--- Begin Dataset content ---

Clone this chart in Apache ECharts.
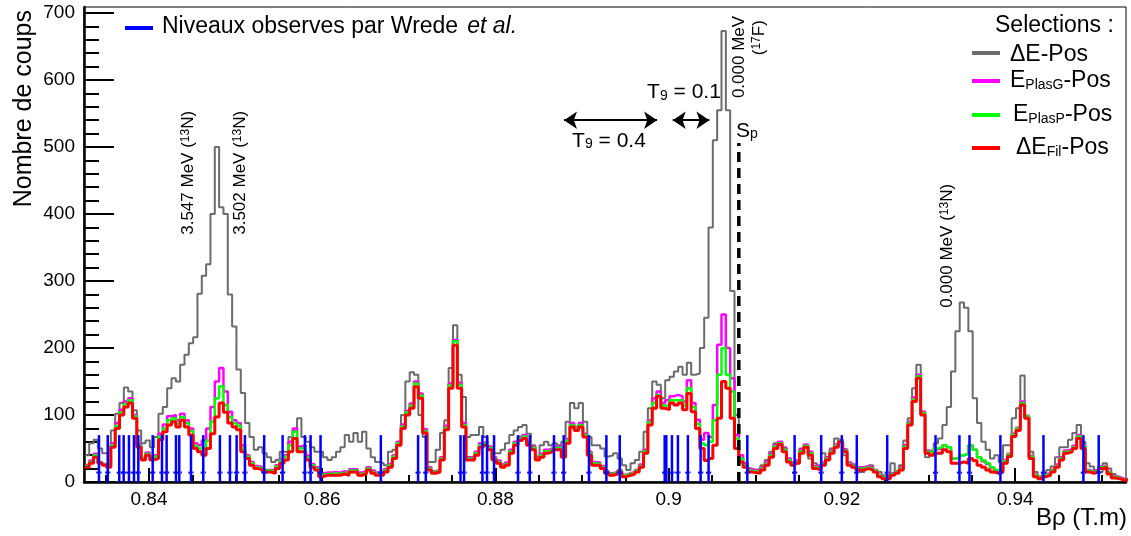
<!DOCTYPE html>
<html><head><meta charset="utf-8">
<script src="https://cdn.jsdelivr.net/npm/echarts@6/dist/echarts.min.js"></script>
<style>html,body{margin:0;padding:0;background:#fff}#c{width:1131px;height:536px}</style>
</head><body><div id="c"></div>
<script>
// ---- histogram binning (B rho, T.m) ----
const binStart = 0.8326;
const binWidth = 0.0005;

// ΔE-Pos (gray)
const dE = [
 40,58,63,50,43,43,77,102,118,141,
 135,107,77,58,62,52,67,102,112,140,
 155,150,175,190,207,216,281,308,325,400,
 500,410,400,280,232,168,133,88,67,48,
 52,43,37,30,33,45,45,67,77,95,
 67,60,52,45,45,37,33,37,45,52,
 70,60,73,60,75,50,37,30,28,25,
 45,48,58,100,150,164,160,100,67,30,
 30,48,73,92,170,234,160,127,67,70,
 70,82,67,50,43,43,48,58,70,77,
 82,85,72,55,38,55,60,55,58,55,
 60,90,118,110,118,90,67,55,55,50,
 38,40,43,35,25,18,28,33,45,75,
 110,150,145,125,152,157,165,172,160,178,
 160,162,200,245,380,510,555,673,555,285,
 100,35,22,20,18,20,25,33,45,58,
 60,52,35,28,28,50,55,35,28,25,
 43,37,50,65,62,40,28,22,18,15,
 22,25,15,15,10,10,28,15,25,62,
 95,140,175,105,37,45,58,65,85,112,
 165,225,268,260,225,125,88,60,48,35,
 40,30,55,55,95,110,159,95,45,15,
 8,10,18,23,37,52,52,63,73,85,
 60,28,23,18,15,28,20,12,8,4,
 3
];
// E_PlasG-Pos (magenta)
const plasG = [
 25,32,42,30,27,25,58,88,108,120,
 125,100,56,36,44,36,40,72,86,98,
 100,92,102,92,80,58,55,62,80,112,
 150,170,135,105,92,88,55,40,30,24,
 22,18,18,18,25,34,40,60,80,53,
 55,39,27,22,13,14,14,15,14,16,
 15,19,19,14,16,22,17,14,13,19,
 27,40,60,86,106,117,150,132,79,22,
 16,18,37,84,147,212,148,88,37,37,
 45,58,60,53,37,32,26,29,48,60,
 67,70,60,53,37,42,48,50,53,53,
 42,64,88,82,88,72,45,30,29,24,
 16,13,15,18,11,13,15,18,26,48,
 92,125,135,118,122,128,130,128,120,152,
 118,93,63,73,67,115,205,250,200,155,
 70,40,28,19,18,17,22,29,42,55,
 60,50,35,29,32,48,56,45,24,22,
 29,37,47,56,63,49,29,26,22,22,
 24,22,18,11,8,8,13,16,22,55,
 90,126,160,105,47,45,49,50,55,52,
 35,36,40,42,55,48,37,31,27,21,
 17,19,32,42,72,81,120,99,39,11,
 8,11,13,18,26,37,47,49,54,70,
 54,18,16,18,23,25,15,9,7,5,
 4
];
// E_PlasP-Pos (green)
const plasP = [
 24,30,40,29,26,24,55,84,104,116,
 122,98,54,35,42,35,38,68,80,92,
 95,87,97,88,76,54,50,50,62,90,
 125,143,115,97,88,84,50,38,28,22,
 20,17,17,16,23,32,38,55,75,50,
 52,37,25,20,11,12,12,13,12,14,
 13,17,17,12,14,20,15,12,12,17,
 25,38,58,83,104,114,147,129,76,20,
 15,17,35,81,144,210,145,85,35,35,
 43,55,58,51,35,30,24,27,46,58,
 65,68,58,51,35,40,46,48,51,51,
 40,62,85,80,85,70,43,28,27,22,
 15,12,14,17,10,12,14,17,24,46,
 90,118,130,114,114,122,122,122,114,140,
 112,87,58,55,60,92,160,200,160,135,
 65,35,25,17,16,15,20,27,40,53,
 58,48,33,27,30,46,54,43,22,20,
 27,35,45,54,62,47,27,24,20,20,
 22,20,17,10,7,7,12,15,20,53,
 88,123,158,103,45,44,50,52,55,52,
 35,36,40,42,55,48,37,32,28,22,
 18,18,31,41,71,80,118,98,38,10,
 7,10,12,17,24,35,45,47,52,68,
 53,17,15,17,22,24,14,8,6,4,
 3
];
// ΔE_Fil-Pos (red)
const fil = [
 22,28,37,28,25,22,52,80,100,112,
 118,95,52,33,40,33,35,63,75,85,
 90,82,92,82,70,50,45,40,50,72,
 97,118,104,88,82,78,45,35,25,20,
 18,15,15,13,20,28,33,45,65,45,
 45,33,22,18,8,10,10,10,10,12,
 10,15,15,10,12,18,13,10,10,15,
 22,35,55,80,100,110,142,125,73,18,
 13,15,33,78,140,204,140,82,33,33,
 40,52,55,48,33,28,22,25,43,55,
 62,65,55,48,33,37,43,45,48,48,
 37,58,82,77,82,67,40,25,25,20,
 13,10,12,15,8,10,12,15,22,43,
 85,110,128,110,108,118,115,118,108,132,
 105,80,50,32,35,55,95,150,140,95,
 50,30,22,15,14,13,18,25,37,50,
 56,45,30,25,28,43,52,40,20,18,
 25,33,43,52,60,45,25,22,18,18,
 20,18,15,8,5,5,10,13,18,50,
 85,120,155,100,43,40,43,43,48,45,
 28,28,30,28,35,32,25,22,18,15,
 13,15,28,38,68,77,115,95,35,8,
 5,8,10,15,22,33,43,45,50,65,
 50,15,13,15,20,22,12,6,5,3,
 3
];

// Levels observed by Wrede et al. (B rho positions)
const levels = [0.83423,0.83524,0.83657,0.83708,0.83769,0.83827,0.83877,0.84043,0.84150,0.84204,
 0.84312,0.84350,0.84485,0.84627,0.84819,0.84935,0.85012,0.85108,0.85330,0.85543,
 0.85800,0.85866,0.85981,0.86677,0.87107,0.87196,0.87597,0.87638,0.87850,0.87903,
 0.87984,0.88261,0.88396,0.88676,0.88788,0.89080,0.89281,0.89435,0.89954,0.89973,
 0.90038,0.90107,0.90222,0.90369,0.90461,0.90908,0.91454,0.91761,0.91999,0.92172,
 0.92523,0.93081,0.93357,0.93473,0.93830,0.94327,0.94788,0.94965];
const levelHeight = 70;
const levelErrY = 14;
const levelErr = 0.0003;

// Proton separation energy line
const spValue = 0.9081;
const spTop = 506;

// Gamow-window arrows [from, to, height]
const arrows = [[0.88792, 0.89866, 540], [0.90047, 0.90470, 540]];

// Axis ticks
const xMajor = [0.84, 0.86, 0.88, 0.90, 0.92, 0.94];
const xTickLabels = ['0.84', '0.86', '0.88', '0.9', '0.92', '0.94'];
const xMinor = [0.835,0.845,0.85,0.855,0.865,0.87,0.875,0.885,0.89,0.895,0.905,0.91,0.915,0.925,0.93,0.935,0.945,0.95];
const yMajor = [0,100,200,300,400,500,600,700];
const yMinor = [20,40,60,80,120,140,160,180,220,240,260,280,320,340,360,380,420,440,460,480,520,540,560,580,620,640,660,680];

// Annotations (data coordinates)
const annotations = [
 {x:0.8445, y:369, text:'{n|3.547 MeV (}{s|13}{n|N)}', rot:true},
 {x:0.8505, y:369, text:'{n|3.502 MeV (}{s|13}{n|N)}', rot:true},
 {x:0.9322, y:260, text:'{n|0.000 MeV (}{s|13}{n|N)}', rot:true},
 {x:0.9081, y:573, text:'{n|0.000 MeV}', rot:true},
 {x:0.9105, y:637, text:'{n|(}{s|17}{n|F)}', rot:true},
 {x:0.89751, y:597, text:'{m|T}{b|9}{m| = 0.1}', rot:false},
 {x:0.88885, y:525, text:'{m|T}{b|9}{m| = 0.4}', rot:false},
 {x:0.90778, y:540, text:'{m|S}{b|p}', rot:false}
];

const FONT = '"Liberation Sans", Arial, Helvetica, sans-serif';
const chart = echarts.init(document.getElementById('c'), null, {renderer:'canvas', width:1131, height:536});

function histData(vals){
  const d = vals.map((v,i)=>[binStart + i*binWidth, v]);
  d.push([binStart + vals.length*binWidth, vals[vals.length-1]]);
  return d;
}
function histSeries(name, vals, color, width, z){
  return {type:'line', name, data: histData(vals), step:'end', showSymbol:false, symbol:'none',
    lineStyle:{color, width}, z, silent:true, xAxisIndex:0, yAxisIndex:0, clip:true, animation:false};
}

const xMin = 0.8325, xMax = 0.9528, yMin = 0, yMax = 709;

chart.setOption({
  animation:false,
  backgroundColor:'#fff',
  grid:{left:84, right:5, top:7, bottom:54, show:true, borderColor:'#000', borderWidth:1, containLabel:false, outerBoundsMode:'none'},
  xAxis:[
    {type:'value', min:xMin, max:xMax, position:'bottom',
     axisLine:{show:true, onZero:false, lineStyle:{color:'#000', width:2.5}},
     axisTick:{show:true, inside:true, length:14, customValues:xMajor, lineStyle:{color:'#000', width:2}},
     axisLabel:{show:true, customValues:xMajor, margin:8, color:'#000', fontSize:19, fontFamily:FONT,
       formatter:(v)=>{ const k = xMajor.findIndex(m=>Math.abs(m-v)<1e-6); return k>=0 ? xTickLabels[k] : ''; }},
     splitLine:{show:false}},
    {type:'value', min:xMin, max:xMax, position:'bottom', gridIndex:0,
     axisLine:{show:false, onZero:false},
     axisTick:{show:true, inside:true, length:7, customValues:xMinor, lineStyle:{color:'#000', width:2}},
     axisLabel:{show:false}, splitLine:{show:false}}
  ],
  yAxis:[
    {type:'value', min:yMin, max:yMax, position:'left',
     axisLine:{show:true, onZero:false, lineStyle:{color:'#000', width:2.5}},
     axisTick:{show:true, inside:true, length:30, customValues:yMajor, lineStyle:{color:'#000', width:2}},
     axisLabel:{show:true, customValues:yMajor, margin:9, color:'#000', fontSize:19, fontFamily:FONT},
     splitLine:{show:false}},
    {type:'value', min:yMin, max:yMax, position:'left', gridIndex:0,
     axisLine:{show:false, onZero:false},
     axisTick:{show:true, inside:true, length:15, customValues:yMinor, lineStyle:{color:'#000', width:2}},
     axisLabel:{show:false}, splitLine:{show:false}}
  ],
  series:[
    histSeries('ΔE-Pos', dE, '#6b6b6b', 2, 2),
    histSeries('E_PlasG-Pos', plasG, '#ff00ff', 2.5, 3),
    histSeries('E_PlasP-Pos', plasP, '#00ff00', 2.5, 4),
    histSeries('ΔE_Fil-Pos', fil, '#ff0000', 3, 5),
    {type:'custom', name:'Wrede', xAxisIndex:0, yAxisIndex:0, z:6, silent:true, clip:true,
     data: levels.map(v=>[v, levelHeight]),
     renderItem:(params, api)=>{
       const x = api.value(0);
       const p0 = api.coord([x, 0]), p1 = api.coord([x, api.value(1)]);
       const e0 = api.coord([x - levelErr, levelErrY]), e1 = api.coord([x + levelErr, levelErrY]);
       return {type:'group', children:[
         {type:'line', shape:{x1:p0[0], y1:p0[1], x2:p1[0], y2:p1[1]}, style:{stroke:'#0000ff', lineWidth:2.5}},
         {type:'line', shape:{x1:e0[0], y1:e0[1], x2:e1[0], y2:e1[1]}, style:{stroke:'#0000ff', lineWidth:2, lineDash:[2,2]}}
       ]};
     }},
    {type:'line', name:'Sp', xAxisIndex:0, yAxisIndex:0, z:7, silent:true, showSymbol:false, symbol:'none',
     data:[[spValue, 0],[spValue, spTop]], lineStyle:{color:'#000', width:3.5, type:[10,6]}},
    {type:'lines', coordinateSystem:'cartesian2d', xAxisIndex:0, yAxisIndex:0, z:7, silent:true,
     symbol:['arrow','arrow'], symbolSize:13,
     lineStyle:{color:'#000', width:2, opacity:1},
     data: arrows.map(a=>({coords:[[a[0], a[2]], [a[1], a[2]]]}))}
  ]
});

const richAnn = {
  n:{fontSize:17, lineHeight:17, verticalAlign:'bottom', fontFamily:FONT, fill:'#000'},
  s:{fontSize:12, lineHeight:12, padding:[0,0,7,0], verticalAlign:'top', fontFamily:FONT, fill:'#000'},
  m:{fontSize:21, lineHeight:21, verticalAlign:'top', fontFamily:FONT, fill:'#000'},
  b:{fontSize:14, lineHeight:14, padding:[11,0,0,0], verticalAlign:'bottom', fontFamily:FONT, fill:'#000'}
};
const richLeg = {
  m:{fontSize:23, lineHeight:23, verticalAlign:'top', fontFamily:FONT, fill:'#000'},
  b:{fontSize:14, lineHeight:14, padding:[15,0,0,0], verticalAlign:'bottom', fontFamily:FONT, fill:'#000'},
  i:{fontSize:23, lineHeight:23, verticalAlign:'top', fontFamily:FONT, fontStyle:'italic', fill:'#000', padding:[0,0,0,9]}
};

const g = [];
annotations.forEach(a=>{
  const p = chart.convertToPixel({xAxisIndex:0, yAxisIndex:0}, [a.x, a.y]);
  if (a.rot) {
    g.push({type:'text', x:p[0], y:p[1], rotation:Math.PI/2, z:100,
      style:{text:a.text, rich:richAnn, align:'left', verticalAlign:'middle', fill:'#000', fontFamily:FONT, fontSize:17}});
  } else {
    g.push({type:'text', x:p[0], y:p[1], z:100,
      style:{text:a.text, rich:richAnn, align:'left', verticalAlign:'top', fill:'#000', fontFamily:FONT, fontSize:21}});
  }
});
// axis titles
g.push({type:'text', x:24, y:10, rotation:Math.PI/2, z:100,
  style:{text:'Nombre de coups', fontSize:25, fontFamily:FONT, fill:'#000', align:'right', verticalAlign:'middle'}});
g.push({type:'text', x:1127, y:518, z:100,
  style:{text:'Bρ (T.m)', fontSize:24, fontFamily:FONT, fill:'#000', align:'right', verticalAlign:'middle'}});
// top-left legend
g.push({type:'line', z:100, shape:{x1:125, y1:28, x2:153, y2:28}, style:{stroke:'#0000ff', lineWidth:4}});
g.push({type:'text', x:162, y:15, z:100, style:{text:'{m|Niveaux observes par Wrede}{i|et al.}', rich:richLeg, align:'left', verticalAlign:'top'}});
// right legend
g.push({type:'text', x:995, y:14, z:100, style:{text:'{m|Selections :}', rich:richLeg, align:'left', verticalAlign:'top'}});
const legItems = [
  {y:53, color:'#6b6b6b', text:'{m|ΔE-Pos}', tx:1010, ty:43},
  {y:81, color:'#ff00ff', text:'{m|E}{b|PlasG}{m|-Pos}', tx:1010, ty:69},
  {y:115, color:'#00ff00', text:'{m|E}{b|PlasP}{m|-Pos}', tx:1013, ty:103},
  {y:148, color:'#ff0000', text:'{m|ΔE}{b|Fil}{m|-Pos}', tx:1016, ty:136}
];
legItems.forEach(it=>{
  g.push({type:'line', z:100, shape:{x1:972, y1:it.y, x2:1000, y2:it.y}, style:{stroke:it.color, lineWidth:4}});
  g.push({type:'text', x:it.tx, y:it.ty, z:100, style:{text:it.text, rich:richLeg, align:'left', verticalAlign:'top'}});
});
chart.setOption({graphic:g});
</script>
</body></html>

--- End Dataset content ---

Repeat the listing above exactly from its first line to the line containing "const binWidth = 0.0005;", both included, and omit the pictures.

Clone this chart in Apache ECharts.
<!DOCTYPE html>
<html><head><meta charset="utf-8">
<script src="https://cdn.jsdelivr.net/npm/echarts@6/dist/echarts.min.js"></script>
<style>html,body{margin:0;padding:0;background:#fff}#c{width:1131px;height:536px}</style>
</head><body><div id="c"></div>
<script>
// ---- histogram binning (B rho, T.m) ----
const binStart = 0.8326;
const binWidth = 0.0005;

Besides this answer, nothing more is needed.